Code that draws figures
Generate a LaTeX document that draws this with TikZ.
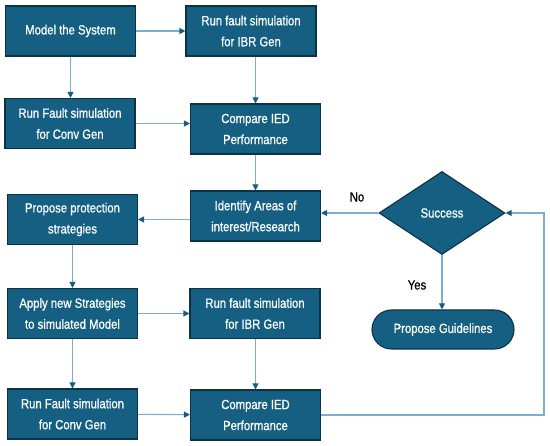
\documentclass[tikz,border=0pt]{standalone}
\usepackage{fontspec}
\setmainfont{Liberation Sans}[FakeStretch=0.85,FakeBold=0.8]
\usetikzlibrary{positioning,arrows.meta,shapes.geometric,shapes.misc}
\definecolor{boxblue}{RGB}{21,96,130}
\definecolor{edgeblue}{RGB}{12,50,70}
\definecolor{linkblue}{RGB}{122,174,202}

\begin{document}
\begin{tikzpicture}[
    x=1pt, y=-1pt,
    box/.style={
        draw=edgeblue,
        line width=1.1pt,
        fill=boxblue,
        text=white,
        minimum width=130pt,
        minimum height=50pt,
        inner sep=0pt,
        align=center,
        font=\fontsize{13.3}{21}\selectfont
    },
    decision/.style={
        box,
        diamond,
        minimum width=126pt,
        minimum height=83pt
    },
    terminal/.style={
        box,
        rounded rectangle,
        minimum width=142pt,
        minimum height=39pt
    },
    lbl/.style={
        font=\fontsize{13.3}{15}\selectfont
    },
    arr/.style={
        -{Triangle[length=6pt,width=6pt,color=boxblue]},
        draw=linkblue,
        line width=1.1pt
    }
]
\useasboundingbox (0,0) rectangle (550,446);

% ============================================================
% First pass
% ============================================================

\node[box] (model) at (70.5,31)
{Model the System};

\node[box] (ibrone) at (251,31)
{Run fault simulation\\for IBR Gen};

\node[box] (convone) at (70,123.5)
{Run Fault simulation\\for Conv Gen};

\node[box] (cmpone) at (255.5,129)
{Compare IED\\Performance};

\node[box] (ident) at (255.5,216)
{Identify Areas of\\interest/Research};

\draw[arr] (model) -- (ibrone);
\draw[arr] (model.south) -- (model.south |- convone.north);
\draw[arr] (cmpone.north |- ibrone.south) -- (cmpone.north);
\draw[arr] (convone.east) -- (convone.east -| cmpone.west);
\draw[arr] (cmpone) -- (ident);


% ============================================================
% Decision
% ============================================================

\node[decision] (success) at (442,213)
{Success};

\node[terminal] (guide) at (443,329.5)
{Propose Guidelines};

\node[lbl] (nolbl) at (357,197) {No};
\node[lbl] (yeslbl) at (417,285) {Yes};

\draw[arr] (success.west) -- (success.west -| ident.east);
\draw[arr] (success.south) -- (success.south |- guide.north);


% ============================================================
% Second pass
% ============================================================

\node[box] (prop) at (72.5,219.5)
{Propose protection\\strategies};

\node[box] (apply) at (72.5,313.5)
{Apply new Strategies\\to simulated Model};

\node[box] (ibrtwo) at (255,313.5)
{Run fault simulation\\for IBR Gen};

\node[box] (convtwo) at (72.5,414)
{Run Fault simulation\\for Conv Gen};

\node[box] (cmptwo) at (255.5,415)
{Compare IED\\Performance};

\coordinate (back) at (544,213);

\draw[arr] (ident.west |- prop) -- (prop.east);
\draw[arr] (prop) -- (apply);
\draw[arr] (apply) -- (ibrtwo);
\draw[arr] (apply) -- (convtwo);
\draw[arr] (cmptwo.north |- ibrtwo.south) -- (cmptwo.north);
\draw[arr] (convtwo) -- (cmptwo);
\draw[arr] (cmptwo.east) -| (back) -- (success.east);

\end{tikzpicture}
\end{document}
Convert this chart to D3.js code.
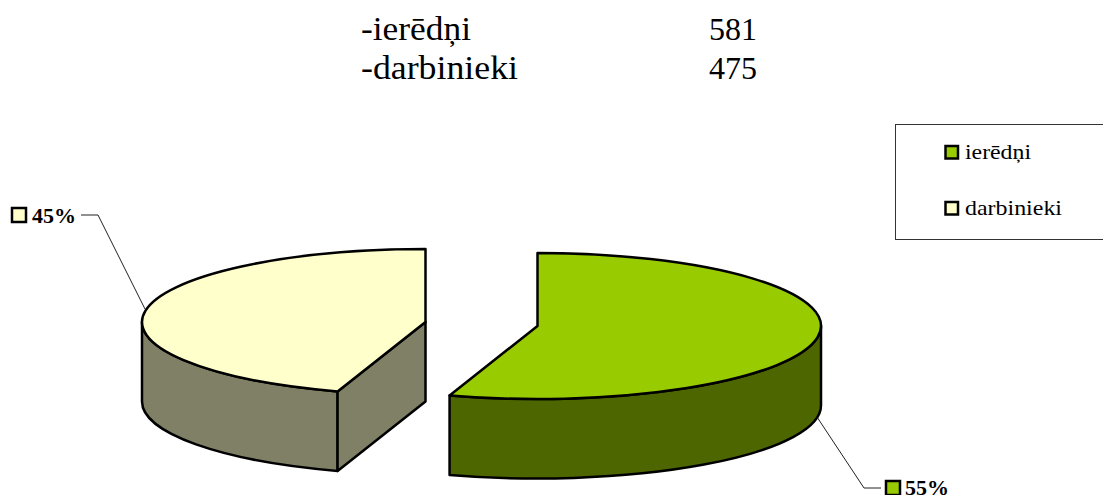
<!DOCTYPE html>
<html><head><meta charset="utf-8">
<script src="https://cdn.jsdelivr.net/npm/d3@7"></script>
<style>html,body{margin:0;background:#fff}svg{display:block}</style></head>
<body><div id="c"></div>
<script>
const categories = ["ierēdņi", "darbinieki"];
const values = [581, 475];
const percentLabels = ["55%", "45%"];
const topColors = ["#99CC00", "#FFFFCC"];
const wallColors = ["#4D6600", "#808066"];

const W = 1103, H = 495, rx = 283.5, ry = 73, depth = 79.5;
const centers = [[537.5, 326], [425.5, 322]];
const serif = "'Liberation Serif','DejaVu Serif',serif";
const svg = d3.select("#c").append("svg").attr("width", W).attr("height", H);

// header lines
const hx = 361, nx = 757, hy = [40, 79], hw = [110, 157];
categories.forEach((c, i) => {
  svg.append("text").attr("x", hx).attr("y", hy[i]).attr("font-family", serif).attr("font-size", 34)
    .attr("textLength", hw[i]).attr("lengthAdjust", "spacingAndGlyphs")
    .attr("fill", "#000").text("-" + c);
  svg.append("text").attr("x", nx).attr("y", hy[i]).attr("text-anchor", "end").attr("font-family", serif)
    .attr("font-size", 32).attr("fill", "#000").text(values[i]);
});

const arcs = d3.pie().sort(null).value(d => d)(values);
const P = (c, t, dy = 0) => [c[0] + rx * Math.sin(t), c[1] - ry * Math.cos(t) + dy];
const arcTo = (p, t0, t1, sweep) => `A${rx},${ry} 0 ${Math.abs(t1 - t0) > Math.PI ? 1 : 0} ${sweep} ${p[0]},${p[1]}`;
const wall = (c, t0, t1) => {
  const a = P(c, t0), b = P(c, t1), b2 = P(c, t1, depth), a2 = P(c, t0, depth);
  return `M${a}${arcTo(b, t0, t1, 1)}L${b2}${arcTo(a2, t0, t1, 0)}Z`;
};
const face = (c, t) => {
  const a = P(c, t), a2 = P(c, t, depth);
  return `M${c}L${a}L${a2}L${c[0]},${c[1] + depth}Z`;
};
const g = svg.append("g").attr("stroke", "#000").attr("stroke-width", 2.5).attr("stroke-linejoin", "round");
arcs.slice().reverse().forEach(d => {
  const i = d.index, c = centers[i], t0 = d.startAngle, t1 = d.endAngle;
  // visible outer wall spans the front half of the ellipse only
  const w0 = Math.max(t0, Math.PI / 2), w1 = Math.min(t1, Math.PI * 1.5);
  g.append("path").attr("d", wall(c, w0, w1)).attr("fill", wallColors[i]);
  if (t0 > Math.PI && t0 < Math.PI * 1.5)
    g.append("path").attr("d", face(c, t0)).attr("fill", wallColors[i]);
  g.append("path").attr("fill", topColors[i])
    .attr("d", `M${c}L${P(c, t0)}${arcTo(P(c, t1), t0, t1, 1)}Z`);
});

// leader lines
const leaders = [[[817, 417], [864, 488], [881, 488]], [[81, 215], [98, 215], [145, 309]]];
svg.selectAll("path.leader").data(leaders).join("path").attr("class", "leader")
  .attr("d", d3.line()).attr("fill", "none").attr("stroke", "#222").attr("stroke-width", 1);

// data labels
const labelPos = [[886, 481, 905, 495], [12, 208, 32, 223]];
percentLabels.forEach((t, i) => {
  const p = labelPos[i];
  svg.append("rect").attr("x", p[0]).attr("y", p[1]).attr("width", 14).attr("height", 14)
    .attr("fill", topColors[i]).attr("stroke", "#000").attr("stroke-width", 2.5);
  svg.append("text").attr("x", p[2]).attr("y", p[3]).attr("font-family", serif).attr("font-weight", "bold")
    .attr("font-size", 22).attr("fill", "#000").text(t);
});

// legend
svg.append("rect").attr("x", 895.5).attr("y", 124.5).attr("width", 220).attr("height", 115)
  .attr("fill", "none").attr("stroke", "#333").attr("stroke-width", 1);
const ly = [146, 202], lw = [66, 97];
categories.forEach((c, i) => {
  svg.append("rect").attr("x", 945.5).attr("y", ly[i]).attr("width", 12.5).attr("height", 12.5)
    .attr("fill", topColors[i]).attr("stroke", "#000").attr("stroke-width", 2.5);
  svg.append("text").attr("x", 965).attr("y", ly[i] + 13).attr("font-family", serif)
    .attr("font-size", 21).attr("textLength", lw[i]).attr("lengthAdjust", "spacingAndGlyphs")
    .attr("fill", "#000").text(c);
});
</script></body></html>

What the task asks: Make an exact reproduction of the listing above, without any pictures.

Worked answer:
Generate a LaTeX document that draws this with TikZ.
\documentclass[tikz,border=0pt]{standalone}
\usepackage{fontspec}
\setmainfont{Liberation Sans}[FakeStretch=0.85,FakeBold=0.8]
\usetikzlibrary{positioning,arrows.meta,shapes.geometric,shapes.misc}
\definecolor{boxblue}{RGB}{21,96,130}
\definecolor{edgeblue}{RGB}{12,50,70}
\definecolor{linkblue}{RGB}{122,174,202}

\begin{document}
\begin{tikzpicture}[
    x=1pt, y=-1pt,
    box/.style={
        draw=edgeblue,
        line width=1.1pt,
        fill=boxblue,
        text=white,
        minimum width=130pt,
        minimum height=50pt,
        inner sep=0pt,
        align=center,
        font=\fontsize{13.3}{21}\selectfont
    },
    decision/.style={
        box,
        diamond,
        minimum width=126pt,
        minimum height=83pt
    },
    terminal/.style={
        box,
        rounded rectangle,
        minimum width=142pt,
        minimum height=39pt
    },
    lbl/.style={
        font=\fontsize{13.3}{15}\selectfont
    },
    arr/.style={
        -{Triangle[length=6pt,width=6pt,color=boxblue]},
        draw=linkblue,
        line width=1.1pt
    }
]
\useasboundingbox (0,0) rectangle (550,446);

% ============================================================
% First pass
% ============================================================

\node[box] (model) at (70.5,31)
{Model the System};

\node[box] (ibrone) at (251,31)
{Run fault simulation\\for IBR Gen};

\node[box] (convone) at (70,123.5)
{Run Fault simulation\\for Conv Gen};

\node[box] (cmpone) at (255.5,129)
{Compare IED\\Performance};

\node[box] (ident) at (255.5,216)
{Identify Areas of\\interest/Research};

\draw[arr] (model) -- (ibrone);
\draw[arr] (model.south) -- (model.south |- convone.north);
\draw[arr] (cmpone.north |- ibrone.south) -- (cmpone.north);
\draw[arr] (convone.east) -- (convone.east -| cmpone.west);
\draw[arr] (cmpone) -- (ident);


% ============================================================
% Decision
% ============================================================

\node[decision] (success) at (442,213)
{Success};

\node[terminal] (guide) at (443,329.5)
{Propose Guidelines};

\node[lbl] (nolbl) at (357,197) {No};
\node[lbl] (yeslbl) at (417,285) {Yes};

\draw[arr] (success.west) -- (success.west -| ident.east);
\draw[arr] (success.south) -- (success.south |- guide.north);


% ============================================================
% Second pass
% ============================================================

\node[box] (prop) at (72.5,219.5)
{Propose protection\\strategies};

\node[box] (apply) at (72.5,313.5)
{Apply new Strategies\\to simulated Model};

\node[box] (ibrtwo) at (255,313.5)
{Run fault simulation\\for IBR Gen};

\node[box] (convtwo) at (72.5,414)
{Run Fault simulation\\for Conv Gen};

\node[box] (cmptwo) at (255.5,415)
{Compare IED\\Performance};

\coordinate (back) at (544,213);

\draw[arr] (ident.west |- prop) -- (prop.east);
\draw[arr] (prop) -- (apply);
\draw[arr] (apply) -- (ibrtwo);
\draw[arr] (apply) -- (convtwo);
\draw[arr] (cmptwo.north |- ibrtwo.south) -- (cmptwo.north);
\draw[arr] (convtwo) -- (cmptwo);
\draw[arr] (cmptwo.east) -| (back) -- (success.east);

\end{tikzpicture}
\end{document}
Convert this chart to D3.js code.
<!DOCTYPE html>
<html><head><meta charset="utf-8">
<script src="https://cdn.jsdelivr.net/npm/d3@7"></script>
<style>html,body{margin:0;background:#fff}svg{display:block}</style></head>
<body><div id="c"></div>
<script>
const categories = ["ierēdņi", "darbinieki"];
const values = [581, 475];
const percentLabels = ["55%", "45%"];
const topColors = ["#99CC00", "#FFFFCC"];
const wallColors = ["#4D6600", "#808066"];

const W = 1103, H = 495, rx = 283.5, ry = 73, depth = 79.5;
const centers = [[537.5, 326], [425.5, 322]];
const serif = "'Liberation Serif','DejaVu Serif',serif";
const svg = d3.select("#c").append("svg").attr("width", W).attr("height", H);

// header lines
const hx = 361, nx = 757, hy = [40, 79], hw = [110, 157];
categories.forEach((c, i) => {
  svg.append("text").attr("x", hx).attr("y", hy[i]).attr("font-family", serif).attr("font-size", 34)
    .attr("textLength", hw[i]).attr("lengthAdjust", "spacingAndGlyphs")
    .attr("fill", "#000").text("-" + c);
  svg.append("text").attr("x", nx).attr("y", hy[i]).attr("text-anchor", "end").attr("font-family", serif)
    .attr("font-size", 32).attr("fill", "#000").text(values[i]);
});

const arcs = d3.pie().sort(null).value(d => d)(values);
const P = (c, t, dy = 0) => [c[0] + rx * Math.sin(t), c[1] - ry * Math.cos(t) + dy];
const arcTo = (p, t0, t1, sweep) => `A${rx},${ry} 0 ${Math.abs(t1 - t0) > Math.PI ? 1 : 0} ${sweep} ${p[0]},${p[1]}`;
const wall = (c, t0, t1) => {
  const a = P(c, t0), b = P(c, t1), b2 = P(c, t1, depth), a2 = P(c, t0, depth);
  return `M${a}${arcTo(b, t0, t1, 1)}L${b2}${arcTo(a2, t0, t1, 0)}Z`;
};
const face = (c, t) => {
  const a = P(c, t), a2 = P(c, t, depth);
  return `M${c}L${a}L${a2}L${c[0]},${c[1] + depth}Z`;
};
const g = svg.append("g").attr("stroke", "#000").attr("stroke-width", 2.5).attr("stroke-linejoin", "round");
arcs.slice().reverse().forEach(d => {
  const i = d.index, c = centers[i], t0 = d.startAngle, t1 = d.endAngle;
  // visible outer wall spans the front half of the ellipse only
  const w0 = Math.max(t0, Math.PI / 2), w1 = Math.min(t1, Math.PI * 1.5);
  g.append("path").attr("d", wall(c, w0, w1)).attr("fill", wallColors[i]);
  if (t0 > Math.PI && t0 < Math.PI * 1.5)
    g.append("path").attr("d", face(c, t0)).attr("fill", wallColors[i]);
  g.append("path").attr("fill", topColors[i])
    .attr("d", `M${c}L${P(c, t0)}${arcTo(P(c, t1), t0, t1, 1)}Z`);
});

// leader lines
const leaders = [[[817, 417], [864, 488], [881, 488]], [[81, 215], [98, 215], [145, 309]]];
svg.selectAll("path.leader").data(leaders).join("path").attr("class", "leader")
  .attr("d", d3.line()).attr("fill", "none").attr("stroke", "#222").attr("stroke-width", 1);

// data labels
const labelPos = [[886, 481, 905, 495], [12, 208, 32, 223]];
percentLabels.forEach((t, i) => {
  const p = labelPos[i];
  svg.append("rect").attr("x", p[0]).attr("y", p[1]).attr("width", 14).attr("height", 14)
    .attr("fill", topColors[i]).attr("stroke", "#000").attr("stroke-width", 2.5);
  svg.append("text").attr("x", p[2]).attr("y", p[3]).attr("font-family", serif).attr("font-weight", "bold")
    .attr("font-size", 22).attr("fill", "#000").text(t);
});

// legend
svg.append("rect").attr("x", 895.5).attr("y", 124.5).attr("width", 220).attr("height", 115)
  .attr("fill", "none").attr("stroke", "#333").attr("stroke-width", 1);
const ly = [146, 202], lw = [66, 97];
categories.forEach((c, i) => {
  svg.append("rect").attr("x", 945.5).attr("y", ly[i]).attr("width", 12.5).attr("height", 12.5)
    .attr("fill", topColors[i]).attr("stroke", "#000").attr("stroke-width", 2.5);
  svg.append("text").attr("x", 965).attr("y", ly[i] + 13).attr("font-family", serif)
    .attr("font-size", 21).attr("textLength", lw[i]).attr("lengthAdjust", "spacingAndGlyphs")
    .attr("fill", "#000").text(c);
});
</script></body></html>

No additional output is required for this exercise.